I just finished the rough draft for an article on the Semantic Web this morning. Although standards like RDF/RDFS/OWL/SPARQL are very useful, I expect the Semantic Web to also have a strong ad hoc component. However ad hoc information sources may have standard interfaces built for them (E.g., SPARQL end points, etc.)

Thursday, July 24, 2008

Dynamic language 'goodness': comparing JRuby and Java Semantic Web example programs

Although there are several Semantic Web libraries or frameworks that I like to use, I had to choose just one for a DevX article that I am finishing up. I chose to use Sesame. After covering what I think are some "big wins" of using RDF/RDFs/OWL (for some applications) I present some example programs that I hope that readers have lots of fun with. The "wrapper" library that I wrote for Sesame works fine for both Java (which Sesame is written in) and JRuby. I must say that for experimenting with Sesame, JRuby is a lot nicer because the example programs are much shorter and with Ruby duck typing it is easier to write callback handlers, etc. for my wrapper library. Being able to work interactively in a JRuby jirb shell is also a big win for experimenting with code, different SPARQL queries, etc.

Thursday, July 17, 2008

Programming for small devices

Several years ago I did a few projects for the "Java cell phone" (J2ME) platform, and had a lot of fun with that.

After recently setting up NetBeans with the Java ME CDC tools and Eclipse with the most recent Android platform tools, late last night and early this morning I installed Apple's latest developer's tools that include the iPhone SDK and Dashcode. Since I very much like my Nokia N800, I am also interested in medium resolution devices (the N800 has a good 800x480 screen).

My interest is in writing web portals that support both browsers and small devices. One option is just creating special CSS for different web browser screen sizes, and another option is rendering page view data as XML or JSON and letting rich clients provide the display and handling of forms, etc. (an option I used several years ago on a customer project).

Ideally, I would like to be able to support a wide variety of small devices without a very large investment in my time getting (back) up to speed.
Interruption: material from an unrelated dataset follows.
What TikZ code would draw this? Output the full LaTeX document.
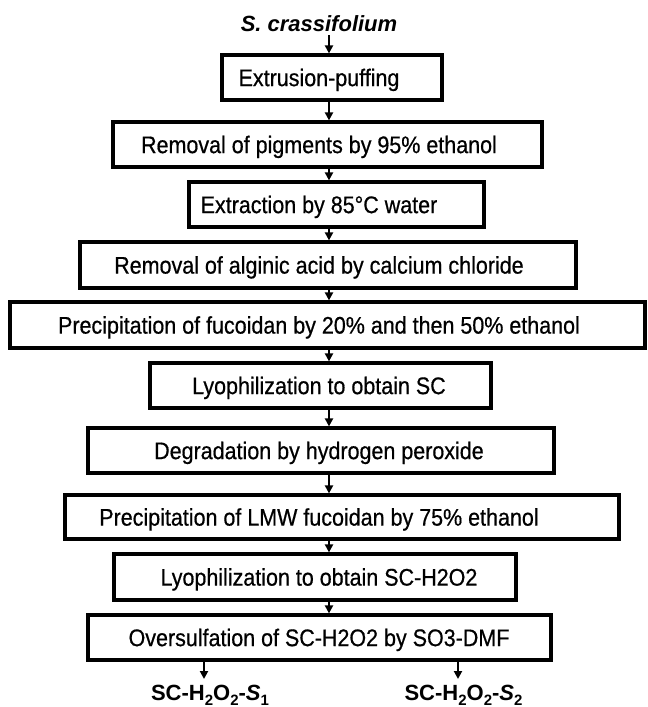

I have just a little experience with Objective-C and Cocoa so for the iPhone, just using Dashcode looks like a good option (for me).

Sunday, July 13, 2008

I am evaluating Google's Protocol Buffers for my knowledgebooks.com KB_bundle product

I am working on a new Java version of my knowledgebooks.com KB_bundle product (see home page for an overview) that implements an all in one toolbox for Natural Language Processing (NLP), entity extraction from text, text summarizing, text clustering, knowledge extraction to RDF/RDFS, support for document management (file management, index/search), and SPARQL querires of either embedded or external RDF data stores. KB_bundle will be free for non-commercial use and evaluation, and available for a fee for commercial use.

While I designed KB_bundle as an embedded Java library, I have always planned for both RESTful and SOAP web service support. I have been looking at Google's Protocol Buffer documentation and examples this weekend and I think that I will also supply a third wrapper for Protocol Buffer RPC support.
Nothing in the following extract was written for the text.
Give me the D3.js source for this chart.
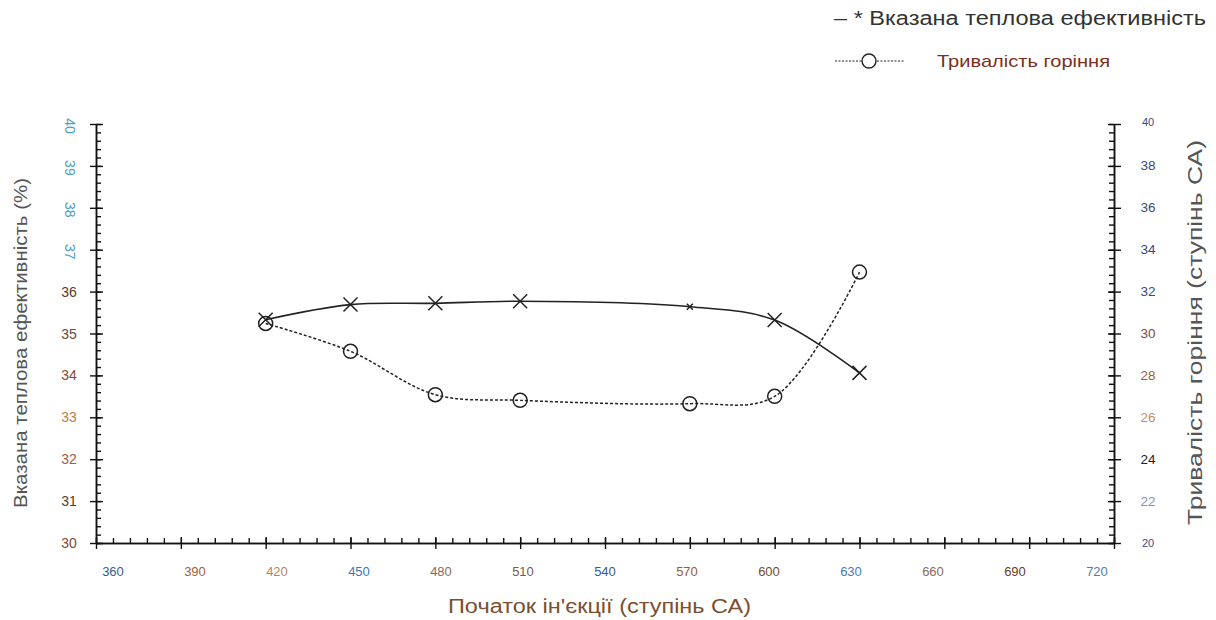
<!DOCTYPE html>
<html><head><meta charset="utf-8">
<script src="https://cdn.jsdelivr.net/npm/d3@7"></script>
<style>body{margin:0;background:#fff}svg{display:block;font-family:"Liberation Sans",Arial,sans-serif}</style>
</head><body><svg id="c" width="1216" height="620"></svg>
<script>
const injection = [420, 450, 480, 510, 570, 600, 630];
const efficiency = [35.33, 35.69, 35.72, 35.77, 35.64, 35.32, 34.06];
const duration = [30.48, 29.15, 27.08, 26.81, 26.65, 27.0, 32.93];
const xTicks = [360, 390, 420, 450, 480, 510, 540, 570, 600, 630, 660, 690, 720];
const xTickColors = ["#3a5a8a","#a0603a","#c08060","#3a7ab0","#8a6a5a","#7a5a4a","#3a5a8a","#9a5a3a","#7a4a2a","#4a7ab0","#8a6a5a","#6a3a2a","#4a80b0"];
const leftTicks = [30,31,32,33,34,35,36,37,38,39,40];
const leftTickColors = ["#8a4a2a","#5a3a2a","#a06040","#c08040","#8a4a2a","#6a4a3a","#5a3a2a","#4aa0c8","#4aa0c8","#4aa0c8","#4aa0c8"];
const rightTicks = [20,22,24,26,28,30,32,34,36,38,40];
const rightTickColors = ["#3a4a80","#8a90b0","#222222","#c09060","#a06030","#7a4a3a","#3a4a80","#3a4a80","#3a4a80","#3a4a80","#3a4a80"];

const svg = d3.select("#c");
const L = 96, R = 1114, T = 124, B = 543;
const x = d3.scaleLinear().domain([360, 720]).range([L, R]);
const xLab = d3.scaleLinear().domain([360, 720]).range([113, 1097]);
const yL = d3.scaleLinear().domain([30, 40]).range([B, T]);
const yR = d3.scaleLinear().domain([20, 40]).range([B, T]);

function styleAxis(g){ g.select(".domain").attr("stroke","#111").attr("stroke-width",1.5); g.selectAll(".tick line").attr("stroke","#111").attr("stroke-width",1.4); g.selectAll("text").remove(); }

// X axis minor
svg.append("g").attr("transform",`translate(0,${B})`)
  .call(d3.axisBottom(x).tickValues(d3.range(360,721,6)).tickSize(-5).tickSizeOuter(0)).call(styleAxis);
svg.append("g").attr("transform",`translate(0,${B})`)
  .call(d3.axisBottom(x).tickValues(xTicks).tickSize(6).tickSizeOuter(0)).call(styleAxis)
  .selectAll(".tick line").attr("y1",-6);
// Left axis
svg.append("g").attr("transform",`translate(${L},0)`)
  .call(d3.axisLeft(yL).tickValues(d3.range(30,40.01,0.2)).tickSize(-5).tickSizeOuter(0)).call(styleAxis);
svg.append("g").attr("transform",`translate(${L},0)`)
  .call(d3.axisLeft(yL).tickValues(leftTicks).tickSize(6).tickSizeOuter(0)).call(styleAxis)
  .selectAll(".tick line").attr("x1",7);
// Right axis
svg.append("g").attr("transform",`translate(${R},0)`)
  .call(d3.axisRight(yR).tickValues(d3.range(20,40.01,0.4)).tickSize(-5).tickSizeOuter(0)).call(styleAxis);
svg.append("g").attr("transform",`translate(${R},0)`)
  .call(d3.axisRight(yR).tickValues(rightTicks).tickSize(7).tickSizeOuter(0)).call(styleAxis)
  .selectAll(".tick line").attr("x1",-6);

// tick labels
svg.append("g").selectAll("text").data(xTicks).join("text")
  .attr("x",d=>xLab(d)).attr("y",B+33).attr("text-anchor","middle")
  .attr("font-size",13).attr("fill",(d,i)=>xTickColors[i]).text(d=>d);
svg.append("g").selectAll("text").data(leftTicks).join("text")
  .attr("font-size",14).attr("fill",(d,i)=>leftTickColors[i])
  .attr("text-anchor","middle").attr("dominant-baseline","central")
  .attr("transform",d=> d>=37 ? `translate(70,${yL(d)+2}) rotate(90)` : `translate(69,${yL(d)})`)
  .text(d=>d);
svg.append("g").selectAll("text").data(rightTicks).join("text")
  .attr("font-size",d=>d===40||d===20?11:13.5).attr("fill",(d,i)=>rightTickColors[i])
  .attr("text-anchor","middle").attr("dominant-baseline","central")
  .attr("x",1148).attr("y",d=>yR(d)-(d===40?2:0)).text(d=>d);

// titles
svg.append("text").attr("transform","translate(27,508) rotate(-90)")
  .attr("font-size",17.5).attr("fill","#555")
  .attr("textLength",330).attr("lengthAdjust","spacingAndGlyphs").text("Вказана теплова ефективність (%)");
svg.append("text").attr("transform","translate(1202,525) rotate(-90)")
  .attr("font-size",21).attr("fill","#555")
  .attr("textLength",385).attr("lengthAdjust","spacingAndGlyphs").text("Тривалість горіння (ступінь СА)");
svg.append("text").attr("x",448).attr("y",613)
  .attr("font-size",20).attr("fill","#7a5030")
  .attr("textLength",303).attr("lengthAdjust","spacingAndGlyphs").text("Початок ін'єкції (ступінь СА)");

// lines
const effLine = d3.line().x((d,i)=>x(injection[i])).y(d=>yL(d)).curve(d3.curveCatmullRom.alpha(0.5));
const durLine = d3.line().x((d,i)=>x(injection[i])).y(d=>yR(d)).curve(d3.curveCatmullRom.alpha(0.5));
svg.append("path").attr("d",effLine(efficiency)).attr("fill","none").attr("stroke","#222").attr("stroke-width",1.6);
svg.append("path").attr("d",durLine(duration)).attr("fill","none").attr("stroke","#222").attr("stroke-width",1.5).attr("stroke-dasharray","3,2");

// markers
const xm = svg.append("g");
efficiency.forEach((v,i)=>{
  const cx = x(injection[i]), cy = yL(v), s = injection[i]===570 ? 3 : 7;
  xm.append("path").attr("d",`M${cx-s},${cy-s}L${cx+s},${cy+s}M${cx-s},${cy+s}L${cx+s},${cy-s}`)
    .attr("stroke","#222").attr("stroke-width",1.5).attr("fill","none");
});
svg.append("g").selectAll("circle").data(duration).join("circle")
  .attr("cx",(d,i)=>x(injection[i])).attr("cy",d=>yR(d)).attr("r",7)
  .attr("fill","none").attr("stroke","#222").attr("stroke-width",1.5);

// legend
svg.append("text").attr("x",834).attr("y",25).attr("font-size",20).attr("fill","#333")
  .attr("textLength",372).attr("lengthAdjust","spacingAndGlyphs")
  .text("– * Вказана теплова ефективність");
svg.append("line").attr("x1",835).attr("x2",905).attr("y1",61).attr("y2",61)
  .attr("stroke","#222").attr("stroke-width",1.2).attr("stroke-dasharray","2,1.5");
svg.append("circle").attr("cx",869).attr("cy",61).attr("r",7).attr("fill","#fff").attr("stroke","#222").attr("stroke-width",1.4);
svg.append("text").attr("x",937).attr("y",67).attr("font-size",17).attr("fill","#7a3020")
  .attr("textLength",173).attr("lengthAdjust","spacingAndGlyphs").text("Тривалість горіння");
</script></body></html>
Earlier this year, a project that I was working on had performance problems due to the overhead of serializing data to XML and then parsing it in a REST based system. The problem was that when the project started, relatively little data was transferred between back end processes and a front end Rails application so the overhead of using XML was OK. As the project requirements changed, we passed much more data encoded in XML. I am looking at Protocol Buffer in general as a way to avoid performance problems in the future.

Saturday, July 12, 2008

OpenDS 1.0 LDAPv3 server

OpenDS 1.0 LDAP server has just been released and was easy to install, configure, and run. One thing that I especially like is that it is set up by default to run nicely in a development environment (including test data to play with) with directions for reconfiguring for production use with replication.

I used the JNLP setup file, hitting this link and accepted the standard install options (installed in my home directory in ~/OpenDS). There are test command line clients to test the installation and configuration; for example:
markw$ bin/ldapsearch --hostname localhost --port 1389 --baseDN "dc=example,dc=com" --searchScope base "(objectClass=*)"
dn: dc=example,dc=com
objectClass: domain
objectClass: top
dc: example
and then you can use JNDI APIs for Java client LDAP enabled applications. I think that Sun is going to offer good support for Glassfish + OpenDS (if they don't already). BTW, I have many years of good experiences developing on the Tomcat platform (and a little less use of JBoss) but I am becoming more enthusiastic about Glassfish, integration with NetBeans, etc. The days of consultants developing their own private set of infrastructure tools is just about over: for me, I look to either a subset of J2EE or Ruby on Rails to save development time on projects. Except for developing my own tools that are very application domain specific (usually AI, text and data mining, NLP, etc.), I prefer spending time studying and using standard frameworks, plugins, and components.